Long Beach OKs $870 million for on-dock rail work

Date: Thursday, September 27, 2018
Source: American Shipper

An $870 million project at the Port of Long Beach aims to help the port move more of its containerized cargo to and from inland locations using on-dock rail.
   The project is aimed at helping shippers who today pay truckers to dray their containers to off-dock rail facilities.
   Mark Erickson, senior program manager, said about 11 percent of the port’s cargo is drayed to off-dock rail yards — at a cost of hundreds of dollars per container.
   “Customers can save that drayage cost if we have a robust on-dock rail system that can accommodate that cargo at the port,” he said. 
   The port’s Board of Harbor Commissioners approved the budget for the Pier B On-Dock Rail Support Facility at its Sept. 10 meeting. An environmental impact statement for the project was certified by the board in January.
   The facility is being built on a 180-acre site that includes a current rail yard plus part of the port’s North Harbor area, which is a network of local streets and lots. A spokesman for the port said, “Some of the lots are owned by the port and leased out, and some are owned by other parties. It’s a light industrial area with various businesses.”
   Today about 28 percent of the port’s containerized cargo moves through on-dock rail facilities.
   The new project aims to increase that share to 35 percent.
   Mario Cordero, the ports executive director, said the project “gets us well on our way” toward the port’s long-term goal of someday moving half the port’s cargo in and out of port facilities by rail.
   The project will enhance the port’s connectivity to inland distribution centers and will increase traffic moving through the Alameda Corridor, the 20-mile rail express line that connects the Ports of Long Beach and Los Angeles to the transcontinental rail network east of downtown Los Angeles.

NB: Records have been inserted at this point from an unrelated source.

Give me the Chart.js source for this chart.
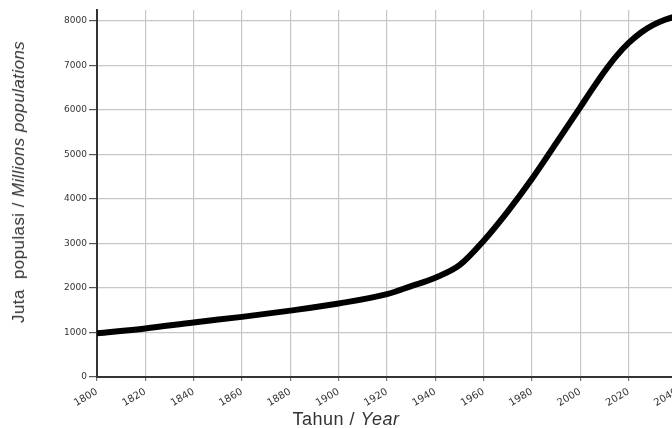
<!DOCTYPE html>
<html>
<head>
<meta charset="utf-8">
<title>Populasi dunia</title>
<script src="https://cdn.jsdelivr.net/npm/chart.js@4.4.1/dist/chart.umd.min.js"></script>
<style>
  html, body { margin: 0; padding: 0; background: #fff; overflow: hidden; }
  #wrap { position: relative; width: 672px; height: 428px; overflow: hidden; }
  #box { position: absolute; left: 0; top: 0; width: 700px; height: 428px; }
  .title { position: absolute; white-space: nowrap; color: #333;
           font-family: "Liberation Sans", Arial, sans-serif; }
  #ytitle { left: 19px; top: 182px; font-size: 17px; letter-spacing: 0.4px;
            transform: translate(-50%, -50%) rotate(-90deg); }
  #xtitle { left: 346px; top: 419px; font-size: 18px; letter-spacing: 0.5px;
            transform: translate(-50%, -50%); }
</style>
</head>
<body>
<div id="wrap">
  <div id="box"><canvas id="popChart"></canvas></div>
  <div class="title" id="ytitle">Juta&nbsp; populasi / <i>Millions populations</i></div>
  <div class="title" id="xtitle">Tahun / <i>Year</i></div>
</div>
<script>
// =========================================================
// DATA
// =========================================================
const years = [1800, 1820, 1840, 1860, 1880, 1900, 1920, 1930, 1940, 1950,
               1960, 1970, 1980, 1990, 2000, 2005, 2010, 2015, 2020,
               2025, 2030, 2035, 2040];
const population = [980, 1090, 1225, 1350, 1490, 1650, 1860, 2040, 2230, 2510,
                    3060, 3720, 4450, 5250, 6060, 6470, 6860, 7210, 7500,
                    7730, 7900, 8020, 8110];

const yearTicks = [1800, 1820, 1840, 1860, 1880, 1900, 1920, 1940, 1960, 1980, 2000, 2020, 2040];
const popTicks = [0, 1000, 2000, 3000, 4000, 5000, 6000, 7000, 8000];

const points = years.map((y, i) => ({ x: y, y: population[i] }));

const gridColor = "#c6c6c6";
const axisColor = "#333";

// =========================================================
// CHART
// =========================================================
new Chart(document.getElementById("popChart"), {
  type: "line",
  data: {
    datasets: [
      {
        data: points,
        borderColor: "#000",
        borderWidth: 6,
        pointRadius: 0,
        fill: false,
        cubicInterpolationMode: "monotone"
      }
    ]
  },
  options: {
    responsive: true,
    maintainAspectRatio: false,
    animation: false,
    layout: { padding: { top: 10, left: 0, right: 23, bottom: 0 } },
    plugins: {
      legend: { display: false },
      tooltip: { enabled: false }
    },
    scales: {
      x: {
        type: "linear",
        min: yearTicks[0],
        max: yearTicks[yearTicks.length - 1],
        afterBuildTicks: s => { s.ticks = yearTicks.map(v => ({ value: v })); },
        afterFit: s => { s.height = 51; s.paddingLeft = 0; s.paddingRight = 0; },
        ticks: {
          minRotation: 30,
          maxRotation: 30,
          autoSkip: false,
          padding: 5,
          color: axisColor,
          font: { family: "DejaVu Sans", size: 10 },
          callback: v => String(v)
        },
        grid: { color: gridColor, lineWidth: 1.2, tickLength: 4, tickColor: "#777" },
        border: { display: true, color: axisColor, width: 2 }
      },
      y: {
        min: 0,
        max: 8240,
        afterBuildTicks: s => { s.ticks = popTicks.map(v => ({ value: v })); },
        afterFit: s => { s.width = 97; s.paddingTop = 0; s.paddingBottom = 0; },
        ticks: {
          padding: 2,
          color: axisColor,
          font: { family: "DejaVu Sans", size: 9 },
          callback: v => String(v)
        },
        grid: { color: gridColor, lineWidth: 1.2, tickLength: 8, tickColor: "#555" },
        border: { display: true, color: axisColor, width: 2 }
      }
    }
  }
});
</script>
</body>
</html>
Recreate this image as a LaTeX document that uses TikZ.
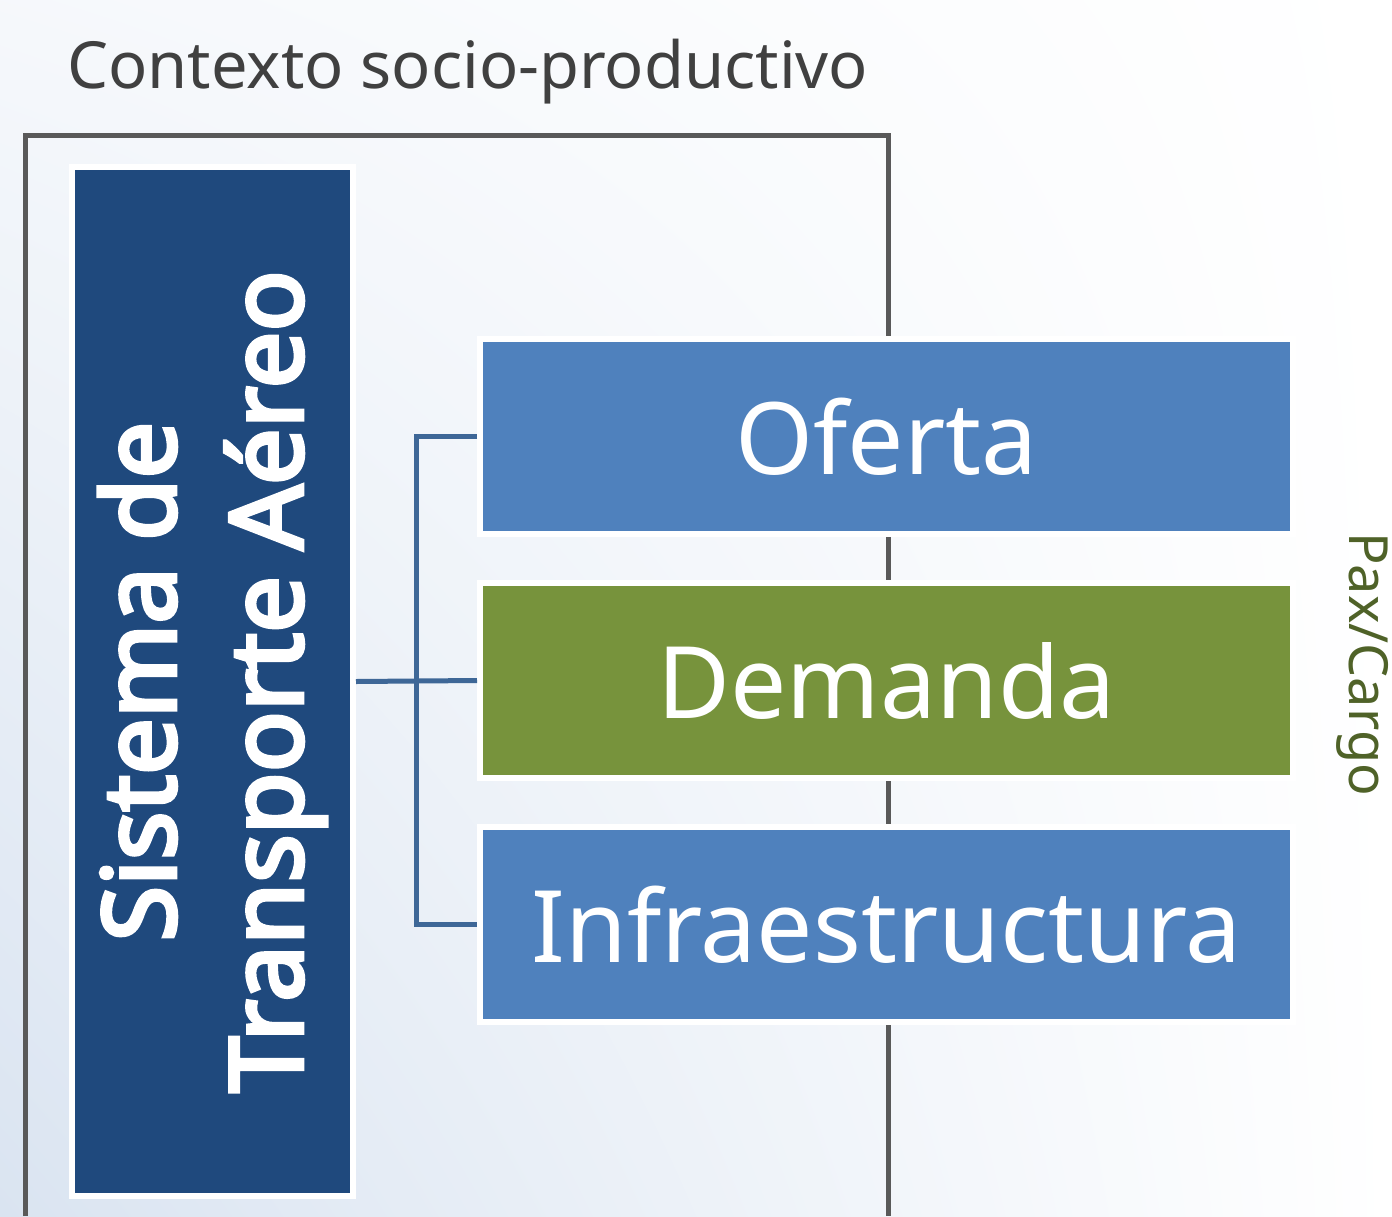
\documentclass[tikz,border=0pt]{standalone}
\usepackage{fontspec}
\setmainfont{Noto Sans}
\newfontfamily\sysfont{Noto Sans}[FakeBold=4]
\usepackage{tikz}
\usepackage{xcolor}
\usetikzlibrary{shadings}
\definecolor{sysblue}{RGB}{31,73,125}
\definecolor{boxblue}{RGB}{79,129,189}
\definecolor{boxgreen}{RGB}{119,147,60}
\definecolor{darkgreen}{RGB}{79,98,40}
\definecolor{framegray}{RGB}{89,89,89}
\definecolor{linkblue}{RGB}{62,103,151}
\definecolor{titlegray}{RGB}{64,64,64}
\definecolor{bgblue}{RGB}{218,228,241}

\begin{document}
\begin{tikzpicture}[x=1pt,y=1pt,
  part/.style={draw=white,line width=6pt,minimum width=813,minimum height=195,
    text=white,font=\fontsize{100}{110}\selectfont},
  link/.style={draw=linkblue,line width=5pt}]
  \useasboundingbox (0,-1216) rectangle (1392,0);
  \shade[lower left=bgblue,upper left=bgblue!25,upper right=white,lower right=white]
    (0,-1216) rectangle (1392,0);
  \node[anchor=base west,text=titlegray,font=\fontsize{65}{75}\selectfont,inner sep=0]
    (ctx) at (67,-88) {Contexto socio-productivo};
  \draw[framegray,line width=5pt] (25,-1216) -- (25,-135) -- (888,-135) -- (888,-1216);
  \node[rotate=90,fill=sysblue,draw=white,line width=6pt,minimum width=1029,
    minimum height=281,text=white,align=center,
    font=\sysfont\fontsize{101}{127}\selectfont] (sys) at (212.5,-681.5)
    {Sistema de\\Transporte Aéreo};
  \node[part,fill=boxblue] (oferta) at (886.5,-436.5) {Oferta};
  \node[part,fill=boxgreen] (demanda) at (886.5,-680.5) {Demanda};
  \node[part,fill=boxblue] (infra) at (886.5,-924.5) {Infraestructura};
  \node[rotate=-90,text=darkgreen,font=\fontsize{54}{60}\selectfont] (pax)
    at (1363,-664) {Pax/Cargo};
  \draw[link] (sys.south) -- (demanda.west);
  \draw[link] (oferta.west) -- ++(-61,0) |- (infra.west);

\end{tikzpicture}
\end{document}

   The port said the project also will help reduce pollution by reducing truck traffic. 
   Sean Gamette, managing director of engineering services at the port, said the goal is to complete the project — the “capstone” of several rail improvements being made at the port — by 2032.
   After several years of design and engineering, construction is expected to start in 2024.
   The project will be built in stages, with the first phase completed in 2024, the second in 2030 and third in 2032.
   A complicating factor in the project is that it is built on an oil field requiring relocation of streets and utilities, including the wells and pipelines that carry oil to refineries.
   Five of the port’s six container terminals have on-dock rail (the Pier C facility that serves Matson is the exception), and the port says the new facility will benefit all five as well as the neighboring Port of Los Angeles by increasing rail capacity.
   Erickson explained that “today the port lacks long tracks to stage trains as they arrive or are being prepared to depart. So the railroads have to use mainlines to stage these trains.”
   The project involves building five new 10,000-foot arrival/departure tracks, which he said will keep the main line tracks clear and increase the lengths of trains moving through the harbor.
   Railroads will be able to increase the length of their trains from 8,000 to 10,000 feet, which will reduce the per-container operating cost.
   The Pacific Harbor Line is the shortline railroad which operates trains within the Port of Long Beach and Port of Los Angeles.
   When complete, the facility will serve up to 17 trains per day, he said. Each train can eliminate 750 truck trips to the port.
   Storage tracks at Pier B will be increased from 20,000 feet to 93,000 feet. Those tracks are used for sorting cars by origin and destination.
   He said terminals will benefit because when ordering labor for the next day, they will know a train is waiting for them in the yard. Today they rely on a just-in-time system that is subject to delays.
   The increased storage capacity at the rail yard also will reduce the amount of dwell time for containers at terminals, Erickson said.
   Annual rail capacity at the port will increase from 2 million to 4.7 million TEUs.
   There also will be a facility for “light servicing” of up to 24 locomotives where tasks such as refueling locomotives or swapping crews can be done instead of on main lines where they would contribute to congestion.
   He said the project also would result in improvements or eliminations of some road/rail crossings. For example, an at-grade road crossing at Ninth Street will be closed this year, eliminating a rail bottleneck. Erickson said this will result in a 50 percent increase in main line rail capacity on the east side of the harbor.
   Increasing rail traffic through the Alameda Corridor and revenue to the Alameda Corridor Transportation Authority will benefit both the Ports of Long Beach and Los Angeles. (Waterborne containers are levied a $24.51-per-TEU charge to pass though the corridor) 
   The bond rating company Fitch noted in a March report that “backstop commitments from the ports provide some revenue stability and mitigate against the authority’s exposure to throughput volatility and rate adjustment limitations.”
   Michele Grubbs, a vice president of the Pacific Merchant Shipping Association, which represents marine terminals and shipping companies, praised the project, saying it was “critical for our competiveness.”
   Several members of the harbor commission urged the staff to find ways to accelerate the project.
   “I just know we will not be able to be the port we want to be unless this project gets done,” said Lou Anne Bynum, one of the commissioners. “I agree there is an urgency.”